Но и Катринка не растерялась. Она умудрилась переодеться, получить игрушку, научилась быстро бегать, помогла старушке, подарила шляпы пенсионерам, украсила бездарную скульптуру точно найденным аксессуаром, побывала в Африке и на Луне, изучила язык обезьян, пронеслась сквозь космос и заснула в своей кровати, экономно выключив лампочку.
О чем вспоминает взрослый, читая своим детям эту сказку?
О том, что происхождение интеллекта, разума, духа – это великая тайна, великая неизвестная величина, обозначаемая словом Маг (Бог?). Что история человека началась, в частности, с изобретения одежды, с изобретения игры, с изобретения колеса. Возникновение альтруизма, искусство (и искусствознание) были ступенями этого длительного процесса. Что там у нас дальше? Ну, конечно, европейские ценности, то есть христианское милосердие и протестантская благотворительность, великие географические открытия, этология, освоение космоса и кибернетика с ее непредсказуемыми последствиями дистанционного управления.
Приключения Катринки -- метафора цивилизации. Катринка -- это человечество, стремительно проходящее свой путь познания мира.
Поэма о Катринке – шедевр, перл и чудо немецкого (человеческого) языка и духа.
«Катринку» легко положить на музыку, спеть под гитару, сыграть на школьной сцене. Православные студенты выучили ее наизусть, и она открыла им дорогу в немецкую культуру. А я научилась преподавать немецкий с нуля. И все было бы хорошо и отлично. Но одно маленькое недоразумение нарушило идиллию.
Прихожу я в бухгалтерию за зарплатой. Бухгалтерша спрашивает:
-- Вы кандидат наук?
-- Да.
--Тогда вам положено …
И выдает мне наличными в четыре раза больше, чем обещала г-жа Журинская, принимавшая меня на работу.

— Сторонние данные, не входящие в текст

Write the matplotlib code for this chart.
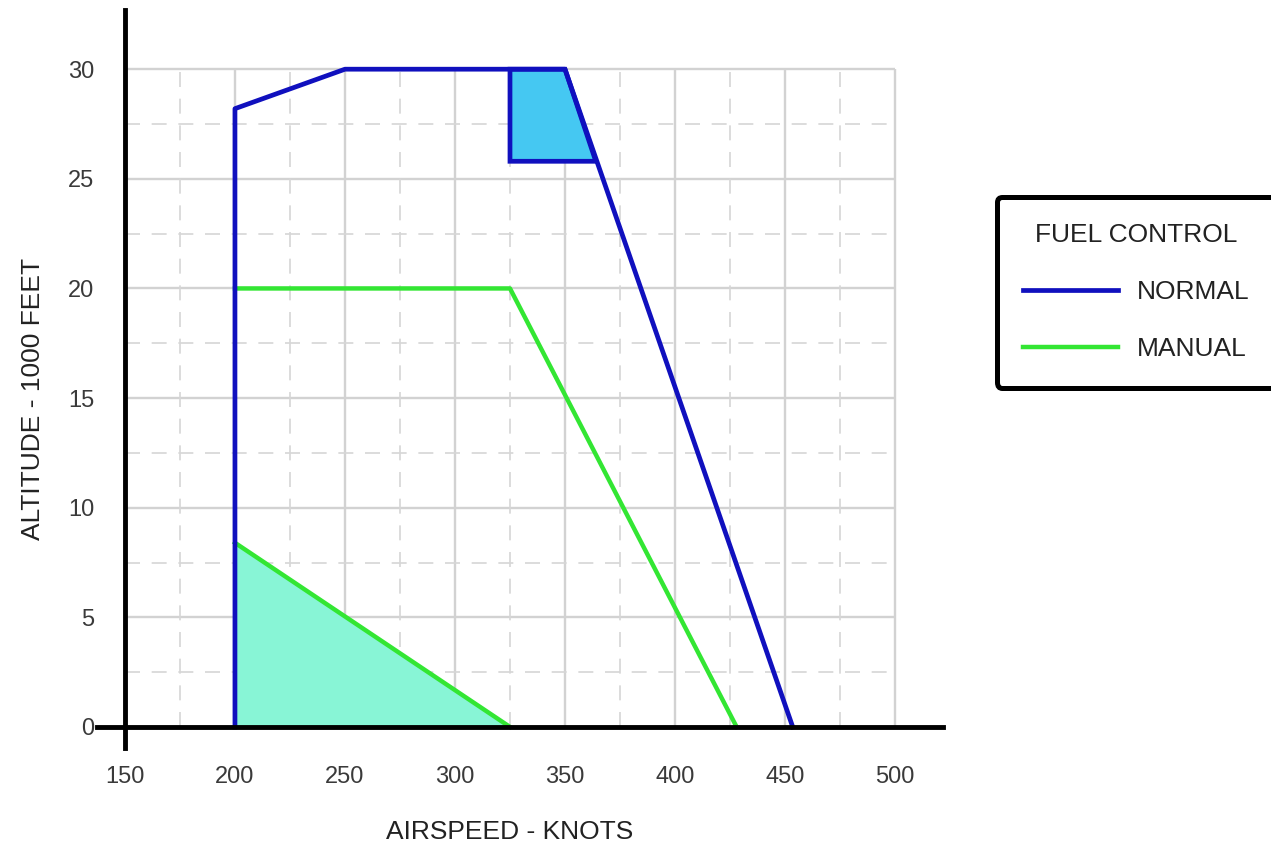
import matplotlib.pyplot as plt
from matplotlib.lines import Line2D

plt.rcParams['font.family'] = ['Liberation Sans', 'DejaVu Sans']

# data (airspeed in knots, altitude in 1000 ft)
normal_x = [200, 200, 250, 350, 453.5]
normal_y = [0, 28.2, 30, 30, 0]
manual_x = [200, 325, 428]
manual_y = [20, 20, 0]
manual_low_x = [200, 325]
manual_low_y = [8.4, 0]
quad_x = [325, 350, 364, 325]
quad_y = [30, 30, 25.8, 25.8]
tri_x = [200, 200, 325]
tri_y = [0, 8.4, 0]
xticks = [150, 200, 250, 300, 350, 400, 450, 500]
yticks = [0, 5, 10, 15, 20, 25, 30]
xminor = [175, 225, 275, 325, 375, 425, 475]
yminor = [2.5, 7.5, 12.5, 17.5, 22.5, 27.5]

blue = '#1010BE'
green = '#33E633'

W, H = 1271, 847
fig = plt.figure(figsize=(W / 100, H / 100), dpi=100)
ax = fig.add_axes([97 / W, 1 - 748 / H, (943 - 97) / W, (748 - 10) / H])
ax.set_xlim(137.3, 521.8)
ax.set_ylim(-0.96, 32.7)

# grid only inside 150..500 / 0..30
ax.vlines(xticks[1:], 0, 30, color='#d2d2d2', lw=1.7, zorder=1)
ax.hlines(yticks[1:], 150, 500, color='#d2d2d2', lw=1.7, zorder=1)
ax.vlines(xminor, 0, 30, color='#d6d6d6', lw=1.2, linestyles=(0, (9, 7)), zorder=1)
ax.hlines(yminor, 150, 500, color='#d6d6d6', lw=1.2, linestyles=(0, (9, 7)), zorder=1)

# filled areas
ax.fill(tri_x, tri_y, color='#88F5D6', lw=0, zorder=2)
ax.fill(quad_x, quad_y, facecolor='#45C8F2', edgecolor=blue, lw=3.4, zorder=3)

# limit lines
ax.plot(manual_x, manual_y, color=green, lw=3.2, zorder=4)
ax.plot(manual_low_x, manual_low_y, color=green, lw=3.2, zorder=4)
ax.plot(normal_x, normal_y, color=blue, lw=3.4, zorder=5)

# axes crossing at (150, 0)
for s in ['top', 'right']:
    ax.spines[s].set_visible(False)
ax.spines['left'].set_position(('data', 150))
ax.spines['bottom'].set_position(('data', 0))
ax.spines['left'].set_linewidth(3.5)
ax.spines['bottom'].set_linewidth(3.5)
ax.spines['left'].set_zorder(6)
ax.spines['bottom'].set_zorder(6)

ax.set_xticks(xticks)
ax.set_yticks(yticks)
ax.tick_params(length=0, labelsize=17, labelcolor='#3a3a3a')
ax.tick_params(axis='x', pad=28)
ax.tick_params(axis='y', pad=22)
ax.set_facecolor('none')

fig.text(510 / W, 1 - 832 / H, 'AIRSPEED - KNOTS', fontsize=19, color='#222222',
         ha='center', va='center')
fig.text(33 / W, 1 - 399 / H, 'ALTITUDE - 1000 FEET', fontsize=19, color='#222222',
         ha='center', va='center', rotation=90)

handles = [Line2D([], [], color=blue, lw=3.4), Line2D([], [], color=green, lw=3.2)]
leg = fig.legend(handles, ['NORMAL', 'MANUAL'], title='FUEL CONTROL',
                 loc='upper left', bbox_to_anchor=(997 / W, 1 - 197 / H),
                 borderaxespad=0, fontsize=19, title_fontsize=19,
                 handlelength=3.6, handletextpad=0.7, labelspacing=1.25,
                 borderpad=1.0, fancybox=True, frameon=True, framealpha=1)
leg.get_frame().set_edgecolor('black')
leg.get_frame().set_linewidth(3.6)
leg.get_title().set_color('#222222')
for t in leg.get_texts():
    t.set_color('#222222')

fig.savefig('out.png', dpi=100)
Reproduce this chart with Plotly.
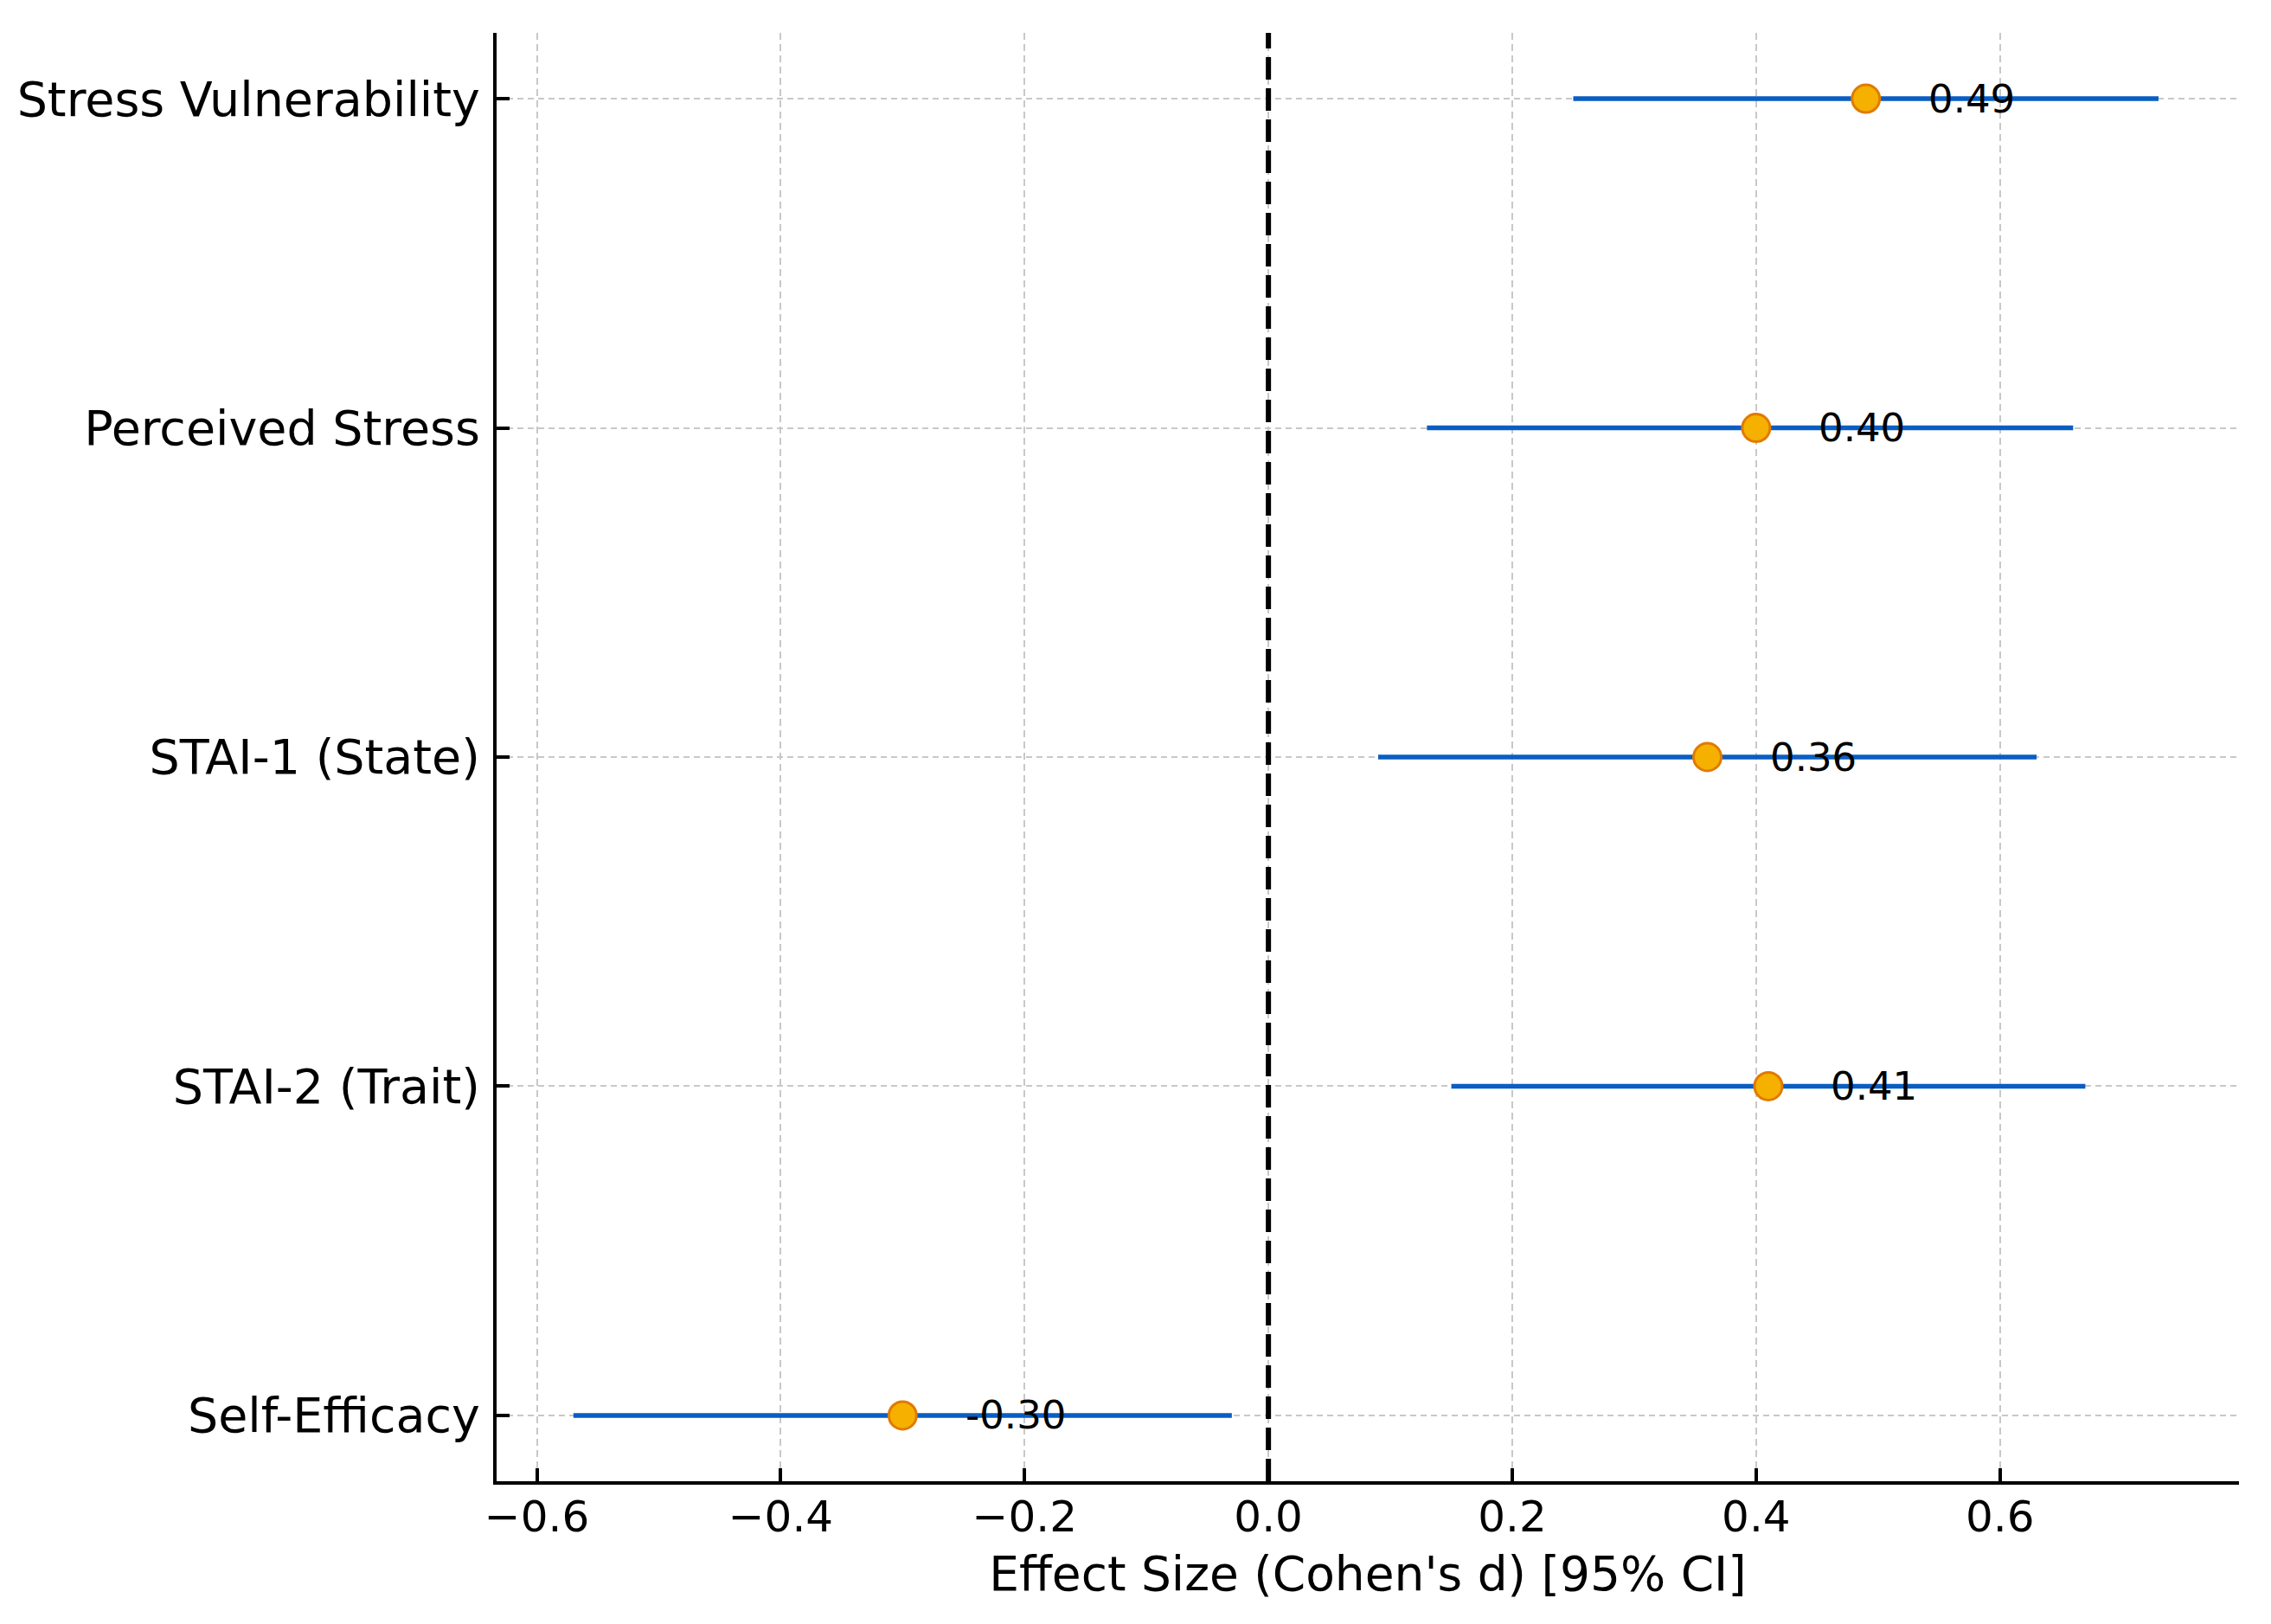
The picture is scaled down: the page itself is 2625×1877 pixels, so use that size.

Я возликовала, схватила денежки, бросилась домой, но по дороге заглянула на ярмарку «Коньково».
Дома раздался телефонный звонок, и г-жа Журинская строго потребовала возместить созданный мною дефицит в ее доходах.
А я уже приобрела на чертовой ярмарке китайскую зеленую куртку, и никак не могла выполнить ее справедливого, хотя и противозаконного требования. Я горестно поплелась к ректору каяться в своем прегрешении. Ректор был человек удивительный: мягкий и человеколюбивый. Он уже имел дело с г-жой Журинской и, услышав мою печальную повесть, застонал от сочувствия ко мне и собственного бессилия. Я его утешила. Сказала, что буду работать бесплатно следующий семестр, и мы расстались, испытывая друг к другу самые христианские чувства.
Свое обещание я выполнила и ушла из этого университета в другой, где с помощью Катринки проработала еще семнадцать лет. Нет худа без добра.